El fin del mundo va a ser un evento gratuito, pero no parece que vayamos a estar allí —es decir, aquí— para verlo. Para entonces la especie humana hará tiempo que se habrá extinguido. Me refiero al fin de este mundo físico en el que estamos, porque los científicos no descartan que haya otros, también físicos, paralelos o sucesivos en el tiempo.
Tampoco aludo al otro mundo que nos prometen las religiones. Hablo en plural de religiones sin saber, como casi siempre. La gran baza de (casi) todas ellas es asegurarnos que somos eternos, promesa reconfortante donde las haya.
Un posible fin de este mundo consiste en una evolución del presente que, bien pensado, no terminaría nunca; con lo que se trataría de un fin infinito (oxímoron, cómo me gustan). La idea es que el universo se expande y no dejará nunca de hacerlo. Las galaxias y las estrellas se irán alejando más y más unas de otras. Same story con planetas, satélites y todo lo demás. Llegará un momento en que este pobre mundo nuestro consistirá en partículas elementales indivisibles separadas entre sí eones de años luz. O igual no, quién sabe.

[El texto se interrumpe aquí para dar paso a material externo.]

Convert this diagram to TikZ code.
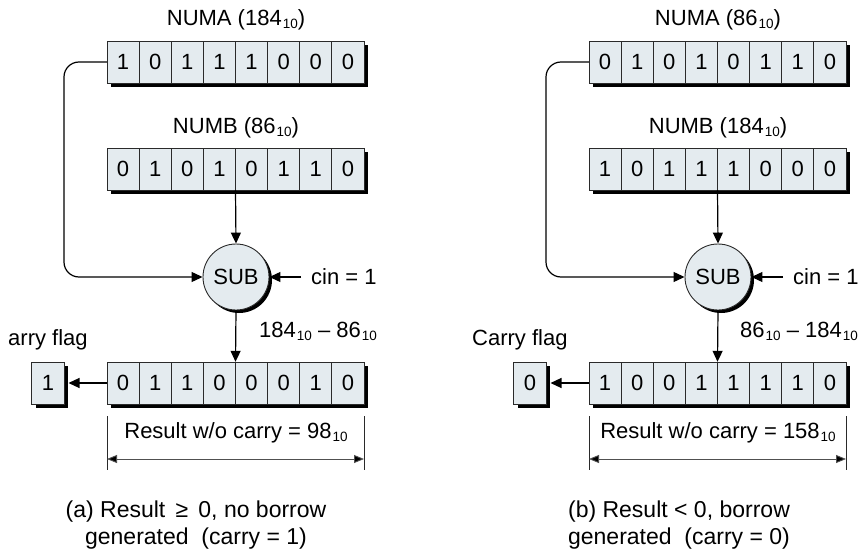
\documentclass[tikz,border=0pt]{standalone}
\usepackage{fontspec}
\setmainfont{Liberation Sans}
\usetikzlibrary{arrows.meta,calc}
\definecolor{cellc}{HTML}{E4EBEF}
\definecolor{linec}{HTML}{2A2A2A}
\definecolor{dimc}{HTML}{505050}
\newcommand\dsub[1]{\kern1pt\raisebox{-3pt}{\fontsize{13.5pt}{13.5pt}\selectfont #1}}
\newcommand\register[4]{%
  \fill[black] (#2+4,#3-17) rectangle (#2+261,#3+25);
  \foreach \b [count=\i] in {#4} {\node[cell] (#1-\i) at ({#2+16.0625+32.125*(\i-1)},#3) {\b};}
  \node[inner sep=0pt, minimum width=257pt, minimum height=42pt] (#1) at (#2+128.5,#3) {};
}
\tikzset{
  cell/.style={draw=linec, line width=0.9pt, fill=cellc, minimum width=32.125pt,
    minimum height=42pt, inner sep=0pt, font=\fontsize{22pt}{22pt}\selectfont},
  lbl/.style={inner sep=0pt, font=\fontsize{22pt}{27pt}\selectfont},
  caplbl/.style={inner sep=0pt, font=\fontsize{23pt}{27pt}\selectfont},
  subnode/.style={circle, draw=linec, fill=cellc, line width=0.9pt, minimum size=66pt,
    inner sep=0pt, font=\fontsize{22pt}{22pt}\selectfont},
  arr/.style={line width=1.2pt, -{Triangle[length=11pt,width=10pt]}},
  dimtick/.style={line width=0.7pt, draw=linec},
  dimarr/.style={line width=0.9pt, draw=dimc, {Triangle[length=10pt,width=8pt,fill=black]}-{Triangle[length=10pt,width=8pt,fill=black]}},
}
\begin{document}
\begin{tikzpicture}[x=1pt,y=-1pt]
\useasboundingbox (0,0) rectangle (868,554);
% ---------------- panel (a)
\begin{scope}
\node[lbl] (a-numal) at (236,20) {NUMA (184\dsub{10})};
\register{a-numa}{107}{62}{1,0,1,1,1,0,0,0}
\node[lbl] (a-numbl) at (236,128) {NUMB (86\dsub{10})};
\register{a-numb}{107}{169}{0,1,0,1,0,1,1,0}
\fill[black] (239,280) circle (33pt);
\node[subnode] (a-sub) at (236,277) {SUB};
\coordinate (a-bend) at (64,277);
\draw[arr, rounded corners=15pt] (a-numa.west) -| (a-bend) -- (a-sub.west);
\draw[arr] (a-numb.south) -- (a-sub.north);
\node[lbl, anchor=west] (a-cin) at (311,277) {cin = 1};
\draw[arr] ([xshift=-10pt]a-cin.west) -- (a-sub.east);
\register{a-res}{107}{383}{0,1,1,0,0,0,1,0}
\fill[black] (36,366) rectangle (68,408);
\node[cell] (a-cf) at (48,383) {1};
\draw[arr] (a-sub.south) -- (a-res.north);
\draw[arr] (a-res.west) -- ([xshift=4pt]a-cf.east);
\node[lbl, anchor=west] (a-diff) at (259,331) {184\dsub{10} – 86\dsub{10}};
\node[lbl, anchor=west] (a-cfl) at (8,340) {arry flag};
\coordinate (a-d1t) at (107,416); \coordinate (a-d1b) at (107,470);
\coordinate (a-d2t) at (364,416); \coordinate (a-d2b) at (364,470);
\coordinate (a-dl) at (107,459); \coordinate (a-dr) at (364,459);
\draw[dimtick] (a-d1t) -- (a-d1b);
\draw[dimtick] (a-d2t) -- (a-d2b);
\draw[dimarr] (a-dl) -- (a-dr);
\node[lbl] (a-rl) at (236,433) {Result w/o carry = 98\dsub{10}};
\node[caplbl, align=center] (a-cap) at (196,525) {(a) Result \,≥\, 0, no borrow\\generated\ \ (carry = 1)};
\end{scope}
% ---------------- panel (b)
\begin{scope}[xshift=482pt]
\node[lbl] (b-numal) at (236,20) {NUMA (86\dsub{10})};
\register{b-numa}{107}{62}{0,1,0,1,0,1,1,0}
\node[lbl] (b-numbl) at (236,128) {NUMB (184\dsub{10})};
\register{b-numb}{107}{169}{1,0,1,1,1,0,0,0}
\fill[black] (239,280) circle (33pt);
\node[subnode] (b-sub) at (236,277) {SUB};
\coordinate (b-bend) at (64,277);
\draw[arr, rounded corners=15pt] (b-numa.west) -| (b-bend) -- (b-sub.west);
\draw[arr] (b-numb.south) -- (b-sub.north);
\node[lbl, anchor=west] (b-cin) at (311,277) {cin = 1};
\draw[arr] ([xshift=-10pt]b-cin.west) -- (b-sub.east);
\register{b-res}{107}{383}{1,0,0,1,1,1,1,0}
\fill[black] (36,366) rectangle (68,408);
\node[cell] (b-cf) at (48,383) {0};
\draw[arr] (b-sub.south) -- (b-res.north);
\draw[arr] (b-res.west) -- ([xshift=4pt]b-cf.east);
\node[lbl, anchor=west] (b-diff) at (258,331) {86\dsub{10} – 184\dsub{10}};
\node[lbl, anchor=west] (b-cfl) at (-10,340) {Carry flag};
\coordinate (b-d1t) at (107,416); \coordinate (b-d1b) at (107,470);
\coordinate (b-d2t) at (364,416); \coordinate (b-d2b) at (364,470);
\coordinate (b-dl) at (107,459); \coordinate (b-dr) at (364,459);
\draw[dimtick] (b-d1t) -- (b-d1b);
\draw[dimtick] (b-d2t) -- (b-d2b);
\draw[dimarr] (b-dl) -- (b-dr);
\node[lbl] (b-rl) at (236,433) {Result w/o carry = 158\dsub{10}};
\node[caplbl, align=center] (b-cap) at (197,525) {(b) Result < 0, borrow\\generated\ \ (carry = 0)};
\end{scope}
\end{tikzpicture}
\end{document}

Esto podría ser una metáfora de la vida (todo es metáfora de la vida porque todo es vida). Al igual que los astros se alejan unos de otros, un ser humano se separa primero de su madre, en el momento del parto, y luego, paulatinamente, de su lugar de nacimiento, de su infancia, de familiares y amigos, hasta llegar a la muerte completamente solo; aunque también hay quien opina que ya estaba solo desde el principio.

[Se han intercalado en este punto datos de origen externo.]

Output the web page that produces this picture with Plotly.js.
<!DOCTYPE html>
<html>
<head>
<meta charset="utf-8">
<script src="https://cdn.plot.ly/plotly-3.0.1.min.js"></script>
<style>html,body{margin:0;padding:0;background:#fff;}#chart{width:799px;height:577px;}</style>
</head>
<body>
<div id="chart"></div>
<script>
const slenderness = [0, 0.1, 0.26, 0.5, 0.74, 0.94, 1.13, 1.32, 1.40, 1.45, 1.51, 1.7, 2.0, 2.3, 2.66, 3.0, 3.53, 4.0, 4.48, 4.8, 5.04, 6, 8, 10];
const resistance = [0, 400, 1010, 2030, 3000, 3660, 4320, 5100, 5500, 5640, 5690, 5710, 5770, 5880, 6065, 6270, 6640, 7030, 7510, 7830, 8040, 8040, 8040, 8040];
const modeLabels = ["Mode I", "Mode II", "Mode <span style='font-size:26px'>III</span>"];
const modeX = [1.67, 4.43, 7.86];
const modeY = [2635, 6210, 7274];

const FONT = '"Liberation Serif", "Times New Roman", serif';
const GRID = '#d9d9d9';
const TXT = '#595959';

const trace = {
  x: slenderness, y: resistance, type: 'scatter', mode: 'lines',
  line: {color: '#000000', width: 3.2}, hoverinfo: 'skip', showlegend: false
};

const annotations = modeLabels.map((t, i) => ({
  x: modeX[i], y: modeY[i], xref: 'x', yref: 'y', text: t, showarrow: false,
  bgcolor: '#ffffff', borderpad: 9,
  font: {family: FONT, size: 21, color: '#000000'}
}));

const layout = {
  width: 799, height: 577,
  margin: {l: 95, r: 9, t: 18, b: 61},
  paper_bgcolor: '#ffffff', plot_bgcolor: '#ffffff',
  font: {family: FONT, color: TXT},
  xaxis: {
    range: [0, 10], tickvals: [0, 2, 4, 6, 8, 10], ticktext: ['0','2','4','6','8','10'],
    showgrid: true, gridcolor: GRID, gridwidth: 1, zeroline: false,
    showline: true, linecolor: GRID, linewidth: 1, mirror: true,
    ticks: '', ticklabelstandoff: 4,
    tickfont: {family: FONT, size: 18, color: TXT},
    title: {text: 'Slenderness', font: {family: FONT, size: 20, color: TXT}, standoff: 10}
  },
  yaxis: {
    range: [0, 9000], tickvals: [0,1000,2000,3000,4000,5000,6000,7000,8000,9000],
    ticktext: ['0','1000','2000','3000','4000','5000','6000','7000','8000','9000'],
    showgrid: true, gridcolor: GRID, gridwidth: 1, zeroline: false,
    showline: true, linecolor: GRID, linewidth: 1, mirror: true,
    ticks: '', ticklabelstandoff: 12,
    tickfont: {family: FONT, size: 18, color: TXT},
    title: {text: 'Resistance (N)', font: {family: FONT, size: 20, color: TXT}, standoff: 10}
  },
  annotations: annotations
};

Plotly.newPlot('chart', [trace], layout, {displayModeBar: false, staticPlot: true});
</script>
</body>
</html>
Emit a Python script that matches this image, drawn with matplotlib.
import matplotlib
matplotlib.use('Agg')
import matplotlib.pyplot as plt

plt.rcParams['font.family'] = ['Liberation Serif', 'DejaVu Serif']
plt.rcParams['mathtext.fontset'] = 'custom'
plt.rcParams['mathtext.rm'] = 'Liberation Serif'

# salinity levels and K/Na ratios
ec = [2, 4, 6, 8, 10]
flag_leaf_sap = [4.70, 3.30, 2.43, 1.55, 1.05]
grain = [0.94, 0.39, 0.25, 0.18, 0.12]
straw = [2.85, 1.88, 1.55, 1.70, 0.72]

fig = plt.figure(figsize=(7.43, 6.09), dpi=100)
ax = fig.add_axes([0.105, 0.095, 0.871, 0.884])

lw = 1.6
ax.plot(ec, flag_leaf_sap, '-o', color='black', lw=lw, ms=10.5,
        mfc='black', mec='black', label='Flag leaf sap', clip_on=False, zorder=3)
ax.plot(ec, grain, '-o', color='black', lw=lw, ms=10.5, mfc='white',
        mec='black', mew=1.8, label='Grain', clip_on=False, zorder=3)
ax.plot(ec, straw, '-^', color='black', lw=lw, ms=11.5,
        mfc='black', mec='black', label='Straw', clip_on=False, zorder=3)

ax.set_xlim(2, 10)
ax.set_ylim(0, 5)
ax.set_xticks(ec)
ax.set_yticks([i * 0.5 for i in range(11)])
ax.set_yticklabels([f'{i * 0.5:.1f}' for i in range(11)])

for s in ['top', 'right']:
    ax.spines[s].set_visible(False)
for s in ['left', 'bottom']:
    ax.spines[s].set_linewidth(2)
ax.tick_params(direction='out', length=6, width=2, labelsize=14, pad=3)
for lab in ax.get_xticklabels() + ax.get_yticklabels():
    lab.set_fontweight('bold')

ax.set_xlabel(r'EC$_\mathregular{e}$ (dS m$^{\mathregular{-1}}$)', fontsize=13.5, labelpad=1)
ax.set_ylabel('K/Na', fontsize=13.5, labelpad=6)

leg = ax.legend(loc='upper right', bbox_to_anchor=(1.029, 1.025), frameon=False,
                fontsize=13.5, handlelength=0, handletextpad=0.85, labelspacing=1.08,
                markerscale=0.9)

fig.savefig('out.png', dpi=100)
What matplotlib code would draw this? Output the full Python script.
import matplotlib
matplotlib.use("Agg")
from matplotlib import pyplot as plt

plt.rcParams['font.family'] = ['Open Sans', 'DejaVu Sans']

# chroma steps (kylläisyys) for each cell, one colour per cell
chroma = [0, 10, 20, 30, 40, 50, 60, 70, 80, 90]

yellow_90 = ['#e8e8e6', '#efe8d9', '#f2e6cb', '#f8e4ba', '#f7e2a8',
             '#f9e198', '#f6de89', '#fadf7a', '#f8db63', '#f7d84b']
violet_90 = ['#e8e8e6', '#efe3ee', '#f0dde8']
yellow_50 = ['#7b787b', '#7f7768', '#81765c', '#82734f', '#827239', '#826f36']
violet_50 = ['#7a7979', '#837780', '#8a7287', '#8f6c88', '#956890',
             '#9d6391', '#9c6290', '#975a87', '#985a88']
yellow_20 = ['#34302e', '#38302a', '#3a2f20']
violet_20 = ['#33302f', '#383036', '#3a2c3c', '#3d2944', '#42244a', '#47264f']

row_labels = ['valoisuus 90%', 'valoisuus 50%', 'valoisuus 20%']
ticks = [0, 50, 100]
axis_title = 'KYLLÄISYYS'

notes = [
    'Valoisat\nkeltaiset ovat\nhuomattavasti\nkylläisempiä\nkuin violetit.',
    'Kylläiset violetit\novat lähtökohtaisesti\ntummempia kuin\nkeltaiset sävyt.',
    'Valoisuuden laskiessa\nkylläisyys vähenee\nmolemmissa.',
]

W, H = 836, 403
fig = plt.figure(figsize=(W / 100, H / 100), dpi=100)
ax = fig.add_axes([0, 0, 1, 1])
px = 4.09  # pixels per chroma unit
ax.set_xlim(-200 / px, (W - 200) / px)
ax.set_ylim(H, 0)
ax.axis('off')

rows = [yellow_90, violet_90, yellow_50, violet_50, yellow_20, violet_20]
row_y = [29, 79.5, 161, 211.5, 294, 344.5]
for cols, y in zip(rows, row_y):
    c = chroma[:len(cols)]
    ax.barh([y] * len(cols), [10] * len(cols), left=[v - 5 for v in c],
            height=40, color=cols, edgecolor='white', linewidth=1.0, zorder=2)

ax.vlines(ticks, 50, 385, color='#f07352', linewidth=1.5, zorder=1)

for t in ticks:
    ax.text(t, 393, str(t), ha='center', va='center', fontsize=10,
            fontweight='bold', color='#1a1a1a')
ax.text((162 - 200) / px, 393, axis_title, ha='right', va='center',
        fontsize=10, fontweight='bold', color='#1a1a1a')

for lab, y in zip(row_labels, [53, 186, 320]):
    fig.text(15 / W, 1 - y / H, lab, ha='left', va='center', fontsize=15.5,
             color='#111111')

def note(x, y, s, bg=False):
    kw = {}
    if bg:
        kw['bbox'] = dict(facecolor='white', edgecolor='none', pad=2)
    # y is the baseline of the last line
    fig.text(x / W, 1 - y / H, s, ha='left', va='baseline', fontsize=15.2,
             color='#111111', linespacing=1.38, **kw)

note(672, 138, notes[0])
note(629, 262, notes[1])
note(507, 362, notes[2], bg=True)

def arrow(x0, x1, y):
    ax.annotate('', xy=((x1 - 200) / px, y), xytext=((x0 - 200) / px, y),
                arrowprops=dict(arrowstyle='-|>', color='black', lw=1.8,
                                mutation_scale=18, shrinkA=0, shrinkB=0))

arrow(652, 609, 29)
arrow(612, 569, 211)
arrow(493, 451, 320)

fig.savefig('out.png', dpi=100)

Pero seamos optimistas, incluso en la mayor de las soledades hay vínculos entre nosotros. Mi madre murió hace siete años, alejándose de mí para siempre, me temo, pero dejó rastros que me siguen uniendo a ella. Por ejemplo, el olor del alcohol de romero con el que humedecía el pañuelo que, cuando me constipaba, me anudaba al cuello.